Officials want to see retail and wholesale markets opened up and modernized through a sequence liberalization program over the coming two years. Other significant reforms include changes in foreign currency policies, including forex reserve management policy, and the establishment of a Foreign Exchange Investment Committee.
Ethiopia’s currency museum is also to be established as is a monetary policy committee
Many of the targets set out in HGER 2.0 are holdovers from the first iteration of the economic reform plan. For instance, the government initially planned to achieve unison between parallel and official foreign exchange rates by June last year, but the gradual devaluation of the birr has done little to close the gap – in fact, it has widened.
A recently released assessment of the HGER 1.0 conducted by the Policy Studies Institute attributes the prevailing gap between parallel and official exchange rates to a number of factors.

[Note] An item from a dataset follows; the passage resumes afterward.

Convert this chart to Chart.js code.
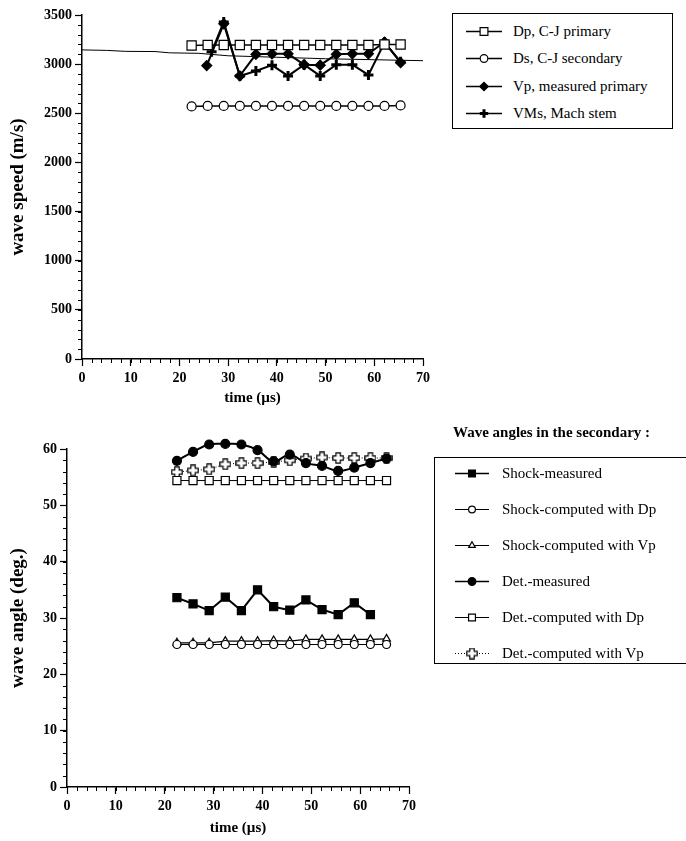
<!DOCTYPE html>
<html>
<head>
<meta charset="utf-8">
<script src="https://cdn.jsdelivr.net/npm/chart.js@4.4.0/dist/chart.umd.min.js"></script>
<style>
  html, body { margin: 0; padding: 0; background: #fff; }
  body { width: 686px; height: 841px; position: relative; overflow: hidden;
         font-family: "Liberation Serif", "Times New Roman", serif; color: #000; }
  canvas.grafico { position: absolute; left: 0; }
  #grafico-velocidad { top: 0; }
  #grafico-angulo { top: 410px; }
  .leyenda { position: absolute; border: 1.5px solid #000; background: #fff; box-sizing: border-box; }
  .leyenda .item { position: absolute; left: 0; height: 20px; white-space: nowrap; font-size: 15px; }
  .leyenda .item canvas { position: absolute; top: 2px; }
  .leyenda .item span { position: absolute; top: 1px; line-height: 18px; }
  #titulo-leyenda-angulo { position: absolute; left: 453px; top: 424px; font-size: 15px; font-weight: bold; white-space: nowrap; }
</style>
</head>
<body>
<canvas id="grafico-velocidad" class="grafico" width="686" height="410"></canvas>
<canvas id="grafico-angulo" class="grafico" width="686" height="431"></canvas>
<div id="leyenda-velocidad" class="leyenda" style="left:452px; top:13px; width:221px; height:116px;"></div>
<div id="titulo-leyenda-angulo">Wave angles in the secondary :</div>
<div id="leyenda-angulo" class="leyenda" style="left:434px; top:457px; width:270px; height:207px;"></div>

<script>
// ---- Datos: velocidades de onda (m/s) ----
const tiempoCJ = [22.5, 25.8, 29.1, 32.4, 35.7, 39.0, 42.3, 45.6, 48.9, 52.2, 55.5, 58.8, 62.1, 65.4];
const velDpCJ = [3190, 3195, 3195, 3195, 3195, 3195, 3195, 3195, 3195, 3195, 3195, 3195, 3200, 3200];
const velDsCJ = [2570, 2575, 2575, 2575, 2575, 2575, 2575, 2575, 2575, 2575, 2575, 2575, 2575, 2580];
const tiempoVp = [25.6, 29.1, 32.4, 35.7, 39.0, 42.3, 45.6, 48.9, 52.2, 55.5, 58.8, 62.1, 65.4];
const velVpMedida = [2985, 3410, 2880, 3100, 3105, 3105, 2995, 2990, 3100, 3105, 3105, 3225, 3015];
const tiempoVMs = [26.6, 29.1, 32.4, 35.7, 39.0, 42.3, 45.6, 48.9, 52.2, 55.5, 58.8, 62.1, 65.4];
const velVMs = [3125, 3430, 2880, 2930, 2990, 2880, 2995, 2880, 2995, 2995, 2890, 3220, 3025];
const tiempoTraza = [0, 5, 9, 15, 18, 24, 30, 40, 50, 60, 70];
const velTraza = [3145, 3140, 3130, 3128, 3115, 3110, 3085, 3070, 3055, 3045, 3035];

// ---- Datos: ángulos de onda en la secundaria (grados) ----
const tiempoSec = [22.5, 25.8, 29.1, 32.4, 35.7, 39.0, 42.3, 45.6, 48.9, 52.2, 55.5, 58.8, 62.1, 65.4];
const tiempoChoqueMedido = [22.5, 25.8, 29.1, 32.4, 35.7, 39.0, 42.3, 45.6, 48.9, 52.2, 55.5, 58.8, 62.1];
const angChoqueMedido = [33.6, 32.5, 31.3, 33.7, 31.3, 35.0, 32.0, 31.4, 33.2, 31.5, 30.6, 32.7, 30.6];
const angChoqueDp = [25.3, 25.3, 25.3, 25.3, 25.3, 25.3, 25.3, 25.3, 25.3, 25.3, 25.3, 25.3, 25.3, 25.3];
const angChoqueVp = [25.6, 25.6, 25.6, 25.9, 25.9, 25.9, 26.0, 25.9, 26.2, 26.2, 26.2, 26.2, 26.2, 26.3];
const angDetMedido = [57.9, 59.5, 60.8, 60.9, 60.8, 59.8, 57.8, 59.0, 57.5, 57.0, 56.1, 56.7, 57.5, 58.3];
const angDetDp = [54.4, 54.4, 54.4, 54.4, 54.4, 54.4, 54.4, 54.4, 54.4, 54.4, 54.4, 54.4, 54.4, 54.4];
const angDetVp = [55.9, 56.2, 56.4, 57.3, 57.5, 57.5, 57.7, 58.0, 58.3, 58.5, 58.4, 58.4, 58.4, 58.4];

const FUENTE = "'Liberation Serif', 'Times New Roman', serif";
Chart.defaults.font.family = FUENTE;
Chart.defaults.color = '#000';

/** Une un arreglo de tiempos con uno de valores en puntos {x, y} */
function puntos(tiempos, valores) {
  return tiempos.map((t, i) => ({ x: t, y: valores[i] }));
}

// Marcador "cruz hueca" para Det.-computed with Vp
function crearCruzHueca() {
  const c = document.createElement('canvas');
  c.width = 12; c.height = 12;
  const g = c.getContext('2d');
  const a = 2.2, m = 5.2, cx = 6, cy = 6;
  g.beginPath();
  g.moveTo(cx - a, cy - m); g.lineTo(cx + a, cy - m); g.lineTo(cx + a, cy - a);
  g.lineTo(cx + m, cy - a); g.lineTo(cx + m, cy + a); g.lineTo(cx + a, cy + a);
  g.lineTo(cx + a, cy + m); g.lineTo(cx - a, cy + m); g.lineTo(cx - a, cy + a);
  g.lineTo(cx - m, cy + a); g.lineTo(cx - m, cy - a); g.lineTo(cx - a, cy - a);
  g.closePath();
  g.fillStyle = '#fff'; g.fill();
  g.strokeStyle = '#000'; g.lineWidth = 1.2; g.stroke();
  return c;
}

// Plugin: ticks menores en los ejes
const ticksMenores = {
  id: 'ticksMenores',
  afterDraw(chart, args, opts) {
    const { ctx, chartArea } = chart;
    const x = chart.scales.x, y = chart.scales.y;
    ctx.save();
    ctx.strokeStyle = '#000';
    ctx.lineWidth = 1;
    ctx.beginPath();
    const nx = Math.round((x.max - x.min) / opts.pasoX);
    for (let i = 0; i <= nx; i++) {
      const px = Math.round(x.getPixelForValue(x.min + i * opts.pasoX)) + 0.5;
      ctx.moveTo(px, chartArea.bottom);
      ctx.lineTo(px, chartArea.bottom + opts.largo);
    }
    const ny = Math.round((y.max - y.min) / opts.pasoY);
    for (let i = 0; i <= ny; i++) {
      const py = Math.round(y.getPixelForValue(y.min + i * opts.pasoY)) + 0.5;
      ctx.moveTo(chartArea.left, py);
      ctx.lineTo(chartArea.left - opts.largo, py);
    }
    ctx.stroke();
    ctx.restore();
  }
};

/** Opciones de ejes comunes a los dos gráficos */
function opcionesEjes(cfg) {
  const fuenteTicks = { family: FUENTE, size: 14, weight: 'bold' };
  const fuenteTituloX = { family: FUENTE, size: 15, weight: 'bold' };
  const fuenteTituloY = { family: FUENTE, size: 19, weight: 'bold' };
  return {
    x: {
      type: 'linear', min: 0, max: 70,
      ticks: { stepSize: 10, font: fuenteTicks, color: '#000', padding: 4, maxRotation: 0 },
      grid: { drawOnChartArea: false, tickLength: 7, color: '#000', tickWidth: 1.2 },
      border: { color: '#000', width: 1.5 },
      title: { display: true, text: 'time (µs)', font: fuenteTituloX, color: '#000', padding: { top: 0, bottom: cfg.padTituloX } },
      afterFit(s) { s.height = cfg.altoX; }
    },
    y: {
      type: 'linear', min: 0, max: cfg.maxY,
      ticks: {
        stepSize: cfg.pasoY, font: fuenteTicks, color: '#000', padding: 3,
        callback: function(value) { return String(value); }
      },
      grid: { drawOnChartArea: false, tickLength: 7, color: '#000', tickWidth: 1.2 },
      border: { color: '#000', width: 1.5 },
      title: { display: true, text: cfg.tituloY, font: fuenteTituloY, color: '#000', padding: { top: 7, bottom: 0 } },
      afterFit(s) { s.width = cfg.anchoY; }
    }
  };
}

function serie(label, datos, estilo) {
  return Object.assign({
    label: label,
    data: datos,
    showLine: true,
    borderColor: '#000',
    borderWidth: 1.2,
    pointBorderColor: '#000',
    pointBackgroundColor: '#fff',
    pointBorderWidth: 1.2,
    pointRadius: 4.5,
    tension: 0,
    clip: false
  }, estilo);
}

// ---- Gráfico de velocidades ----
const graficoVelocidad = new Chart(document.getElementById('grafico-velocidad'), {
  type: 'scatter',
  data: {
    datasets: [
      serie('Dp, C-J primary', puntos(tiempoCJ, velDpCJ), { pointStyle: 'rect', pointRadius: 6.5, borderWidth: 1.5 }),
      serie('Ds, C-J secondary', puntos(tiempoCJ, velDsCJ), { pointStyle: 'circle', pointRadius: 4.5, borderWidth: 1.5 }),
      serie('Vp, measured primary', puntos(tiempoVp, velVpMedida), { pointStyle: 'rectRot', pointRadius: 5, pointBackgroundColor: '#000', borderWidth: 2 }),
      serie('VMs, Mach stem', puntos(tiempoVMs, velVMs), { pointStyle: 'cross', pointRadius: 5, pointBorderWidth: 3, borderWidth: 2 }),
      serie(null, puntos(tiempoTraza, velTraza), { pointRadius: 0, borderWidth: 1 })
    ]
  },
  options: {
    responsive: false,
    animation: false,
    devicePixelRatio: 1,
    layout: { padding: { top: 15, right: 263, bottom: 0, left: 0 } },
    plugins: {
      legend: { display: false },
      tooltip: { enabled: false },
      ticksMenores: { pasoX: 2, pasoY: 100, largo: 4 }
    },
    scales: opcionesEjes({ maxY: 3500, pasoY: 500, tituloY: 'wave speed (m/s)', anchoY: 82, altoX: 51, padTituloX: 3 })
  },
  plugins: [ticksMenores]
});

// ---- Gráfico de ángulos ----
const cruzHueca = crearCruzHueca();
const graficoAngulo = new Chart(document.getElementById('grafico-angulo'), {
  type: 'scatter',
  data: {
    datasets: [
      serie('Shock-measured', puntos(tiempoChoqueMedido, angChoqueMedido), { pointStyle: 'rect', pointRadius: 5.7, pointBackgroundColor: '#000', borderWidth: 2 }),
      serie('Shock-computed with Dp', puntos(tiempoSec, angChoqueDp), { pointStyle: 'circle', pointRadius: 4 }),
      serie('Shock-computed with Vp', puntos(tiempoSec, angChoqueVp), { pointStyle: 'triangle', pointRadius: 4.5 }),
      serie('Det.-measured', puntos(tiempoSec, angDetMedido), { pointStyle: 'circle', pointRadius: 4.5, pointBackgroundColor: '#000', borderWidth: 2, tension: 0.4 }),
      serie('Det.-computed with Dp', puntos(tiempoSec, angDetDp), { pointStyle: 'rect', pointRadius: 5.7, borderWidth: 1 }),
      serie('Det.-computed with Vp', puntos(tiempoSec, angDetVp), { pointStyle: cruzHueca, borderWidth: 1, borderDash: [1, 2] })
    ]
  },
  options: {
    responsive: false,
    animation: false,
    devicePixelRatio: 1,
    layout: { padding: { top: 39, right: 277, bottom: 0, left: 0 } },
    plugins: {
      legend: { display: false },
      tooltip: { enabled: false },
      ticksMenores: { pasoX: 2, pasoY: 2, largo: 4 }
    },
    scales: opcionesEjes({ maxY: 60, pasoY: 10, tituloY: 'wave angle (deg.)', anchoY: 67, altoX: 54, padTituloX: 4 })
  },
  plugins: [ticksMenores]
});

/**
 * Construye una leyenda HTML con muestra de línea + marcador
 * @param {Chart} chart - gráfico de origen
 * @param {string} idCaja - contenedor de la leyenda
 * @param {Object} cfg - posiciones de filas y columnas
 */
function construirLeyenda(chart, idCaja, cfg) {
  const caja = document.getElementById(idCaja);
  const datasets = chart.data.datasets.filter(d => d.label);
  datasets.forEach((ds, i) => {
    const item = document.createElement('div');
    item.className = 'item';
    item.style.top = (cfg.filas[i] - 10) + 'px';
    const muestra = document.createElement('canvas');
    muestra.width = cfg.anchoMuestra; muestra.height = 16;
    muestra.style.left = cfg.xMuestra + 'px';
    const ctx = muestra.getContext('2d');
    ctx.strokeStyle = '#000';
    ctx.lineWidth = Math.min(ds.borderWidth, 1.5);
    ctx.setLineDash(ds.borderDash || []);
    ctx.beginPath(); ctx.moveTo(0, 8.5); ctx.lineTo(cfg.anchoMuestra, 8.5); ctx.stroke();
    ctx.setLineDash([]);
    ctx.fillStyle = ds.pointBackgroundColor;
    ctx.strokeStyle = ds.pointBorderColor;
    ctx.lineWidth = ds.pointBorderWidth;
    Chart.helpers.drawPoint(ctx, {
      pointStyle: ds.pointStyle, radius: ds.pointRadius * 0.85, rotation: 0, borderWidth: ds.pointBorderWidth
    }, cfg.anchoMuestra / 2, 8.5);
    const texto = document.createElement('span');
    texto.textContent = ds.label;
    texto.style.left = cfg.xTexto + 'px';
    item.appendChild(muestra);
    item.appendChild(texto);
    caja.appendChild(item);
  });
}

construirLeyenda(graficoVelocidad, 'leyenda-velocidad', { filas: [17, 44, 72, 99], xMuestra: 13, anchoMuestra: 36, xTexto: 60 });
construirLeyenda(graficoAngulo, 'leyenda-angulo', { filas: [15, 51, 87, 123, 159, 195], xMuestra: 20, anchoMuestra: 34, xTexto: 67 });
</script>
</body>
</html>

“Exchange rate unification was expected to be achieved by June 2023. NBE planned to build up foreign exchange reserves to serve as a buffer to supply the market as the foreign exchange allocation system moves towards a market-based approach. NBE has increased the crawling rate of the Birr visa-a-vis the USD. The average exchange rate (Birr to USD) depreciated by 55 percent from ETB 31.3/USD in 2019/20 to ETB 48.6/USD in 2021/22, higher than what was targeted,” it reads. “
The document reveals NBE regulators wanted to see the difference between exchange rates drop to the single digits by June 2023.
“This has however not materialized with reserve money increasing significantly partly to finance the government budget. Accordingly, inflation has also increased significantly,” it reads.